Lane Hammond, 24, and Jeremy Robinson, 26, have been working on a way to turn water into hydrogen to power a fuel cell.
Hydrogen cars are equipped with hydrogen tanks, a dangerous situation Mr. Robinson likened to the Hindenburg disaster. It's a difficult fuel to store safely.
The challenge is producing hydrogen in a way that is quick, cheap and safe.
The two students participated Wednesday in the university's Phi Kappa Phi Student Research and Fine Arts Conference, presenting their work to faculty and fellow students. Later this month, they will present the research to the Georgia Academy of Science.
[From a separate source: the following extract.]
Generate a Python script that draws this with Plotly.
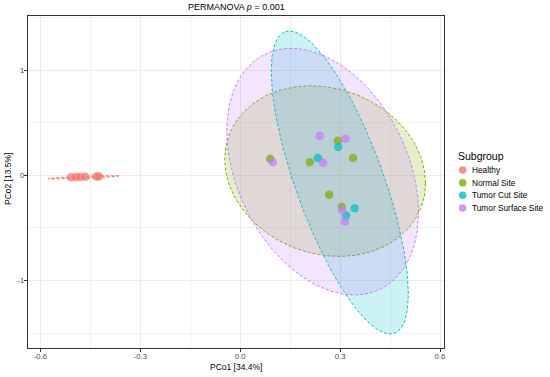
import numpy as np
import plotly.graph_objects as go

# ---------------- data ----------------
groups = ["Healthy", "Normal Site", "Tumor Cut Site", "Tumor Surface Site"]
colors = ["#F8766D", "#7CAE00", "#00BFC4", "#C77CFF"]

healthy_x = [-0.508, -0.493, -0.480, -0.465, -0.432, -0.424]
healthy_y = [-0.018, -0.016, -0.015, -0.014, -0.012, -0.012]

normal_x = [0.293, 0.090, 0.209, 0.339, 0.267, 0.305]
normal_y = [0.329, 0.158, 0.123, 0.164, -0.184, -0.298]

cut_x = [0.294, 0.233, 0.344, 0.318]
cut_y = [0.269, 0.164, -0.313, -0.384]

surface_x = [0.239, 0.316, 0.249, 0.098, 0.306, 0.314]
surface_y = [0.376, 0.348, 0.120, 0.123, -0.330, -0.441]

# 95% ellipse parameters per group: centre, x/y half-extent, correlation
ell_cx = [-0.471, 0.255, 0.299, 0.2475]
ell_cy = [-0.019, 0.040, -0.068, 0.035]
ell_sx = [0.1065, 0.3015, 0.2058, 0.288]
ell_sy = [0.0155, 0.810, 1.4387, 1.171]
ell_r = [0.80, -0.14, -0.735, -0.330]

x_ticks = [-0.6, -0.3, 0.0, 0.3, 0.6]
x_ticklabels = ["-0.6", "-0.3", "0.0", "0.3", "0.6"]
y_ticks = [-1, 0, 1]
y_ticklabels = ["-1", "0", "1"]
x_minor = [-0.45, -0.15, 0.15, 0.45]
y_minor = [-1.5, -0.5, 0.5, 1.5]

title_text = "PERMANOVA <i>p</i> = 0.001"
x_title = "PCo1 [34.4%]"
y_title = "PCo2 [13.5%]"
legend_title = "Subgroup"

xs = [healthy_x, normal_x, cut_x, surface_x]
ys = [healthy_y, normal_y, cut_y, surface_y]

# ---------------- figure ----------------
W, H = 550, 377
ML, MR, MT, MB = 28, 106, 16, 29
PW, PH = W - ML - MR, H - MT - MB

def rgba(hexc, a):
    h = hexc.lstrip("#")
    r, g, b = int(h[0:2], 16), int(h[2:4], 16), int(h[4:6], 16)
    return f"rgba({r},{g},{b},{a})"

fig = go.Figure()
t = np.linspace(0, 2 * np.pi, 240)
for i, g in enumerate(groups):
    sx, sy, r = ell_sx[i], ell_sy[i], ell_r[i]
    cov = np.array([[sx * sx, r * sx * sy], [r * sx * sy, sy * sy]])
    L = np.linalg.cholesky(cov)
    pts = L @ np.vstack([np.cos(t), np.sin(t)])
    fig.add_trace(go.Scatter(
        x=ell_cx[i] + pts[0], y=ell_cy[i] + pts[1], mode="lines",
        fill="toself", fillcolor=rgba(colors[i], 0.2),
        line=dict(color=colors[i], width=1, dash="3px,2px"),
        hoverinfo="skip", showlegend=False))

for i, g in enumerate(groups):
    fig.add_trace(go.Scatter(
        x=xs[i], y=ys[i], mode="markers", name=g,
        marker=dict(color=colors[i], size=8.5, opacity=0.72, line=dict(width=0)),
        showlegend=False))

def px2paper_x(px):
    return (px - ML) / PW

def px2paper_y(py):
    return (H - MB - py) / PH

ann = []
ann.append(dict(text=title_text, x=0.5, y=px2paper_y(7), xref="paper", yref="paper",
                showarrow=False, font=dict(size=9, color="black"), xanchor="center", yanchor="middle"))
ann.append(dict(text=x_title, x=0.5, y=px2paper_y(367), xref="paper", yref="paper",
                showarrow=False, font=dict(size=8.5, color="black"), xanchor="center", yanchor="middle"))
ann.append(dict(text=y_title, x=px2paper_x(8), y=px2paper_y(179), xref="paper", yref="paper",
                showarrow=False, textangle=-90, font=dict(size=8.5, color="black"),
                xanchor="center", yanchor="middle"))
ann.append(dict(text=legend_title, x=px2paper_x(456), y=px2paper_y(155.5), xref="paper", yref="paper",
                showarrow=False, font=dict(size=10.5, color="black"), xanchor="left", yanchor="middle"))

shapes = []
leg_y = [170, 182.7, 195.3, 208]
for i, g in enumerate(groups):
    ann.append(dict(text=g, x=px2paper_x(470), y=px2paper_y(leg_y[i]), xref="paper", yref="paper",
                    showarrow=False, font=dict(size=8.3, color="black"), xanchor="left", yanchor="middle"))
    shapes.append(dict(type="circle", xref="paper", yref="paper", xsizemode="pixel", ysizemode="pixel",
                       xanchor=px2paper_x(462.7), yanchor=px2paper_y(leg_y[i]),
                       x0=-3.8, x1=3.8, y0=-3.8, y1=3.8,
                       fillcolor=rgba(colors[i], 0.8), line=dict(width=0)))

axis_common = dict(showline=True, mirror=True, linecolor="#333333", linewidth=1.2,
                   ticks="outside", ticklen=3, tickcolor="#333333", tickwidth=1,
                   showgrid=True, gridcolor="#EBEBEB", gridwidth=1, zeroline=False,
                   automargin=False, ticklabelstandoff=-2,
                   tickfont=dict(size=7.8, color="#4D4D4D"))

fig.update_layout(
    width=W, height=H,
    margin=dict(l=ML, r=MR, t=MT, b=MB, pad=0),
    paper_bgcolor="white", plot_bgcolor="white",
    font=dict(family="Liberation Sans, Arial, sans-serif"),
    showlegend=False,
    annotations=ann, shapes=shapes,
    xaxis=dict(range=[-0.6375, 0.612], tickvals=x_ticks, ticktext=x_ticklabels,
               minor=dict(tickvals=x_minor, showgrid=True, gridcolor="#F2F2F2", gridwidth=0.6, ticks=""),
               **axis_common),
    yaxis=dict(range=[-1.640, 1.513], tickvals=y_ticks, ticktext=y_ticklabels,
               minor=dict(tickvals=y_minor, showgrid=True, gridcolor="#F2F2F2", gridwidth=0.6, ticks=""),
               **axis_common),
)

fig.write_html("out.html", config={"displayModeBar": False},
               post_script="document.body.style.margin='0';document.body.style.overflow='hidden';")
Mr. Robinson and Mr. Hammond experimented with various aluminum alloys as a way to extract hydrogen from water. Aluminum is safe at room temperature, abundant and cheap, Mr. Hammond said. Their experiments found different alloys released hydrogen at different rates, some pulling the hydrogen from water in a day, others in minutes.
Faculty adviser Hauke Busch said many carmakers already have a hydrogen prototype.
"We have all the technology available to us," Dr. Busch said.
He said hydrogen fuel cells can replace batteries in applications other than cars and can even fuel a power station.
And the technology is much greener than others in widespread use today, he said.